→ **Raw data**:
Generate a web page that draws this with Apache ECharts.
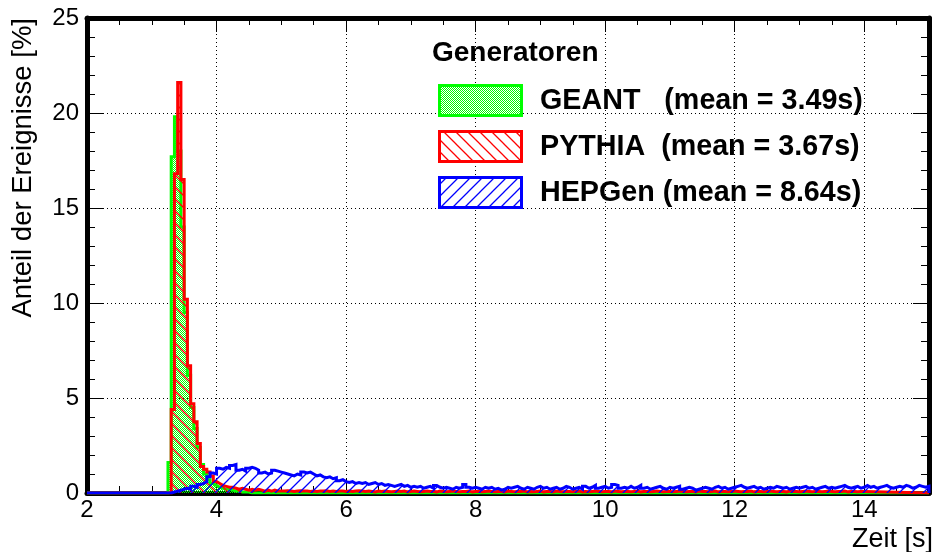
<!DOCTYPE html>
<html>
<head>
<meta charset="utf-8">
<script src="https://cdn.jsdelivr.net/npm/echarts@6/dist/echarts.min.js"></script>
<style>
html, body { margin: 0; padding: 0; background: #fff; }
#chart { width: 933px; height: 552px; }
</style>
</head>
<body>
<div id="chart"></div>
<script>
// Histogram binning (seconds)
const BIN_WIDTH = 0.05;
const X_MIN = 2, X_MAX = 15;
const Y_MIN = 0, Y_MAX = 25;
const xTickLabels = [2, 4, 6, 8, 10, 12, 14];
const yTickLabels = [0, 5, 10, 15, 20, 25];

const legendTitle = 'Generatoren';
const generatorNames = ['GEANT', 'PYTHIA', 'HEPGen'];
const generatorMeans = ['3.49s', '3.67s', '8.64s'];
const xTitle = 'Zeit [s]';
const yTitle = 'Anteil der Ereignisse [%]';

// GEANT: share of events per 0.05 s bin, first bin starts at geantStart
const geantStart = 3.25;
const geantValues = [
  1.6, 17.7, 19.8, 18.0, 14.0, 9.5, 6.2, 4.5, 3.4, 2.4,
  1.5, 1.0, 0.7, 0.5, 0.4, 0.3, 0.25, 0.2, 0.2, 0.15,
  0.1, 0.1, 0.05, 0.05, 0.05, 0.0
];

// PYTHIA
const pythiaStart = 3.30;
const pythiaValues = [
  4.4, 16.8, 21.6, 16.5, 10.2, 6.7, 4.7, 3.75, 2.6, 1.4,
  1.25, 1.1, 0.9, 0.6, 0.5, 0.4, 0.35, 0.3, 0.3, 0.25,
  0.2, 0.25, 0.2, 0.15, 0.2, 0.15, 0.2, 0.15, 0.1, 0.15,
  0.1, 0.15, 0.1, 0.1,
  0.1, 0.12, 0.1, 0.08, 0.1, 0.12, 0.1, 0.1, 0.08, 0.1,
  0.08, 0.1, 0.1, 0.12, 0.08, 0.1, 0.08, 0.1, 0.1, 0.08,
  0.1, 0.08, 0.1, 0.12, 0.1, 0.08, 0.1, 0.08, 0.06, 0.1,
  0.08, 0.1, 0.08, 0.06, 0.08, 0.1, 0.08, 0.1, 0.06, 0.08,
  0.1, 0.08, 0.06, 0.08, 0.1, 0.08, 0.08, 0.06, 0.1, 0.08,
  0.06, 0.08, 0.1, 0.08, 0.06, 0.08, 0.08, 0.1, 0.06, 0.08,
  0.08, 0.06, 0.08, 0.1, 0.08, 0.06, 0.08, 0.08, 0.06, 0.1,
  0.08, 0.06, 0.08, 0.08, 0.1, 0.06, 0.08, 0.06, 0.08, 0.1,
  0.06, 0.08, 0.08, 0.06, 0.1, 0.08, 0.06, 0.08, 0.08, 0.06,
  0.08, 0.1, 0.06, 0.08, 0.06, 0.08, 0.1, 0.08, 0.06, 0.08,
  0.08, 0.06, 0.1, 0.08, 0.06, 0.08, 0.08, 0.06, 0.08, 0.1,
  0.06, 0.08, 0.08, 0.06, 0.08, 0.1, 0.08, 0.06, 0.08, 0.08,
  0.06, 0.08, 0.1, 0.08, 0.06, 0.08, 0.08, 0.06, 0.1, 0.08,
  0.08, 0.06, 0.08, 0.1, 0.06, 0.08, 0.08, 0.06, 0.08, 0.1,
  0.08, 0.06, 0.08, 0.08, 0.1, 0.06, 0.08, 0.08, 0.06, 0.08,
  0.1, 0.08, 0.06, 0.08, 0.08, 0.06, 0.1, 0.08, 0.08, 0.06,
  0.08, 0.1, 0.08, 0.06, 0.08, 0.08, 0.06, 0.08, 0.1, 0.08,
  0.06, 0.08, 0.08, 0.1, 0.06, 0.08, 0.08, 0.06, 0.08, 0.08
];

// HEPGen
const hepgenStart = 3.30;
const hepgenValues = [
  0.05, 0.1, 0.15, 0.2, 0.25, 0.2, 0.35, 0.3, 0.45, 0.5, 0.6, 0.85, 1.05, 1.0,
  1.3, 1.25, 1.35, 1.3, 1.45, 1.5, 1.2, 1.25, 1.15, 1.3,
  1.35, 1.3, 1.2, 1.05, 1.1, 1.0, 1.05, 1.2, 1.15, 1.1,
  1.05, 1.0, 0.95, 0.9, 1.0, 0.95, 1.1, 1.05, 1.1, 1.0,
  0.9, 0.95, 0.85, 0.8, 0.85, 0.75, 0.8, 0.65, 0.7, 0.6,
  0.55, 0.6, 0.5, 0.55, 0.5, 0.55, 0.45, 0.5, 0.55, 0.45,
  0.5, 0.4, 0.45, 0.4, 0.35, 0.4, 0.45, 0.35, 0.4, 0.3,
  0.35, 0.3, 0.35, 0.25, 0.3, 0.35, 0.25, 0.4, 0.3, 0.25,
  0.3, 0.25, 0.2, 0.3, 0.25, 0.3, 0.45, 0.3, 0.25, 0.3,
  0.25, 0.2, 0.3, 0.25, 0.3, 0.2, 0.25, 0.15, 0.2, 0.3,
  0.25, 0.3, 0.35, 0.25, 0.2, 0.3, 0.25, 0.2, 0.3, 0.35,
  0.25, 0.3, 0.2, 0.25, 0.3, 0.2, 0.25, 0.35, 0.3, 0.2,
  0.25, 0.3, 0.2, 0.35, 0.25, 0.3, 0.4, 0.25, 0.3, 0.35,
  0.25, 0.3, 0.45, 0.4, 0.25, 0.3, 0.25, 0.35, 0.25, 0.3,
  0.4, 0.25, 0.3, 0.2, 0.25, 0.3, 0.35, 0.25, 0.2, 0.3,
  0.25, 0.3, 0.35, 0.2, 0.25, 0.3, 0.25, 0.15, 0.2, 0.25,
  0.3, 0.25, 0.2, 0.3, 0.35, 0.25, 0.3, 0.2, 0.25, 0.3,
  0.35, 0.4, 0.3, 0.25, 0.3, 0.35, 0.25, 0.3, 0.2, 0.25,
  0.3, 0.25, 0.35, 0.3, 0.25, 0.3, 0.2, 0.25, 0.3, 0.25,
  0.3, 0.35, 0.25, 0.3, 0.2, 0.25, 0.3, 0.35, 0.25, 0.3,
  0.25, 0.3, 0.35, 0.4, 0.3, 0.25, 0.3, 0.35, 0.25, 0.3,
  0.4, 0.3, 0.35, 0.25, 0.3, 0.35, 0.4, 0.3, 0.25, 0.3,
  0.35, 0.3, 0.4, 0.35, 0.25, 0.3, 0.4, 0.35, 0.3, 0.35
];

const FONT = '"Liberation Sans", Arial, Helvetica, sans-serif';
const GREEN = '#00ff00', RED = '#ff0000', BLUE = '#0000ff';

// ---- fill patterns (ROOT-like hatches) ----
function dotPattern(color) {
  const c = document.createElement('canvas');
  c.width = 2; c.height = 2;
  const g = c.getContext('2d');
  g.fillStyle = color;
  g.fillRect(0, 0, 1, 1);
  g.fillRect(1, 1, 1, 1);
  return c;
}
function hatchPattern(color, rising, size) {
  const c = document.createElement('canvas');
  c.width = size; c.height = size;
  const g = c.getContext('2d');
  g.strokeStyle = color;
  g.lineWidth = 1.3;
  g.beginPath();
  if (rising) {
    g.moveTo(-2, size + 2); g.lineTo(size + 2, -2);
    g.moveTo(-2, 2); g.lineTo(2, -2);
    g.moveTo(size - 2, size + 2); g.lineTo(size + 2, size - 2);
  } else {
    g.moveTo(-2, -2); g.lineTo(size + 2, size + 2);
    g.moveTo(-2, size - 2); g.lineTo(2, size + 2);
    g.moveTo(size - 2, -2); g.lineTo(size + 2, 2);
  }
  g.stroke();
  return c;
}
const greenFill = { image: dotPattern(GREEN), repeat: 'repeat' };
const redFill = { image: hatchPattern(RED, false, 12), repeat: 'repeat' };
const blueFill = { image: hatchPattern(BLUE, true, 12), repeat: 'repeat' };

// Step outline points for a histogram starting at `start`
function histPoints(start, values) {
  const pts = [[X_MIN, 0], [start, 0]];
  values.forEach((v, i) => pts.push([+(start + i * BIN_WIDTH).toFixed(4), v]));
  const end = +(start + values.length * BIN_WIDTH).toFixed(4);
  pts.push([end, values[values.length - 1]]);
  pts.push([end, 0]);
  if (end < X_MAX) pts.push([X_MAX, 0]);
  return pts;
}

function histSeries(name, color, fill, start, values, z) {
  return {
    name: name,
    type: 'line',
    step: 'end',
    data: histPoints(start, values),
    symbol: 'none',
    silent: true,
    clip: true,
    z: z,
    lineStyle: { color: color, width: 3, join: 'miter' },
    areaStyle: { color: fill, opacity: 1, origin: 'start' }
  };
}

const chart = echarts.init(document.getElementById('chart'), null, { renderer: 'canvas' });

const axisLineStyle = { color: '#000', width: 5 };
const tickStyle = { color: '#000', width: 1 };
const gridDots = { color: '#000', width: 1, type: [1, 3] };

const legendRows = [
  { y: 84, fill: greenFill, stroke: GREEN },
  { y: 130, fill: redFill, stroke: RED },
  { y: 176, fill: blueFill, stroke: BLUE }
];
const legendLabels = generatorNames.map((n, i) => {
  const pad = n === 'GEANT' ? '   ' : (n === 'PYTHIA' ? '  ' : ' ');
  return n + pad + '(mean = ' + generatorMeans[i] + ')';
});

const graphics = [
  {
    type: 'text', z: 20, x: 432, y: 53,
    style: { text: legendTitle, font: 'bold 28px ' + FONT, fill: '#000', verticalAlign: 'middle' }
  },
  {
    type: 'text', z: 20,
    x: 933, y: 540,
    style: { text: xTitle, font: '27px ' + FONT, fill: '#000', align: 'right', verticalAlign: 'middle' }
  },
  {
    type: 'text', z: 20,
    x: 23, y: 18, rotation: Math.PI / 2,
    style: { text: yTitle, font: '27.5px ' + FONT, fill: '#000', align: 'right', verticalAlign: 'middle' }
  }
];
legendRows.forEach((r, i) => {
  graphics.push({
    type: 'rect', z: 20,
    shape: { x: 439.5, y: r.y + 1.5, width: 82, height: 30 },
    style: { fill: '#fff', stroke: null }
  });
  graphics.push({
    type: 'rect', z: 21,
    shape: { x: 439.5, y: r.y + 1.5, width: 82, height: 30 },
    style: { fill: r.fill, stroke: r.stroke, lineWidth: 3 }
  });
  graphics.push({
    type: 'text', z: 21, x: 540, y: r.y + 17,
    style: { text: legendLabels[i], font: 'bold 28.7px ' + FONT, fill: '#000', verticalAlign: 'middle' }
  });
});

const option = {
  animation: false,
  backgroundColor: '#fff',
  grid: { left: 87, right: 4, top: 18, bottom: 59, containLabel: false, outerBoundsMode: 'none' },
  xAxis: [
    {
      type: 'value', min: X_MIN, max: X_MAX, interval: 2, position: 'bottom',
      axisLine: { show: true, onZero: false, lineStyle: axisLineStyle },
      axisTick: { show: true, inside: true, length: 14, lineStyle: tickStyle },
      minorTick: { show: true, splitNumber: 4, length: 7, lineStyle: tickStyle },
      axisLabel: {
        show: true, color: '#000', fontSize: 24, fontFamily: FONT, margin: 5,
        formatter: v => (xTickLabels.indexOf(v) >= 0 ? String(v) : '')
      },
      splitLine: { show: true, lineStyle: gridDots }
    },
    {
      type: 'value', min: X_MIN, max: X_MAX, interval: 2, position: 'top',
      axisLine: { show: true, onZero: false, lineStyle: axisLineStyle },
      axisTick: { show: true, inside: true, length: 14, lineStyle: tickStyle },
      minorTick: { show: true, splitNumber: 4, length: 7, lineStyle: tickStyle },
      axisLabel: { show: false },
      splitLine: { show: false }
    }
  ],
  yAxis: [
    {
      type: 'value', min: Y_MIN, max: Y_MAX, interval: 5, position: 'left',
      axisLine: { show: true, onZero: false, lineStyle: axisLineStyle },
      axisTick: { show: true, inside: true, length: 16, lineStyle: tickStyle },
      minorTick: { show: true, splitNumber: 5, length: 8, lineStyle: tickStyle },
      axisLabel: {
        show: true, color: '#000', fontSize: 24, fontFamily: FONT, margin: 8,
        formatter: v => (yTickLabels.indexOf(v) >= 0 ? String(v) : '')
      },
      splitLine: { show: true, lineStyle: gridDots }
    },
    {
      type: 'value', min: Y_MIN, max: Y_MAX, interval: 5, position: 'right',
      axisLine: { show: true, onZero: false, lineStyle: axisLineStyle },
      axisTick: { show: true, inside: true, length: 16, lineStyle: tickStyle },
      minorTick: { show: true, splitNumber: 5, length: 8, lineStyle: tickStyle },
      axisLabel: { show: false },
      splitLine: { show: false }
    }
  ],
  series: [
    histSeries(generatorNames[0], GREEN, greenFill, geantStart, geantValues, 3),
    histSeries(generatorNames[1], RED, redFill, pythiaStart, pythiaValues, 4),
    histSeries(generatorNames[2], BLUE, blueFill, hepgenStart, hepgenValues, 5)
  ],
  graphic: graphics
};

chart.setOption(option);
</script>
</body>
</html>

→ **Objective**: Return the material line for line, from its beginning to the line that contains "const yTickLabels = [0, 5, 10, 15, 20, 25];", with the pictures left out.

→ **Exercise solution**:
Generate a web page that draws this with Apache ECharts.
<!DOCTYPE html>
<html>
<head>
<meta charset="utf-8">
<script src="https://cdn.jsdelivr.net/npm/echarts@6/dist/echarts.min.js"></script>
<style>
html, body { margin: 0; padding: 0; background: #fff; }
#chart { width: 933px; height: 552px; }
</style>
</head>
<body>
<div id="chart"></div>
<script>
// Histogram binning (seconds)
const BIN_WIDTH = 0.05;
const X_MIN = 2, X_MAX = 15;
const Y_MIN = 0, Y_MAX = 25;
const xTickLabels = [2, 4, 6, 8, 10, 12, 14];
const yTickLabels = [0, 5, 10, 15, 20, 25];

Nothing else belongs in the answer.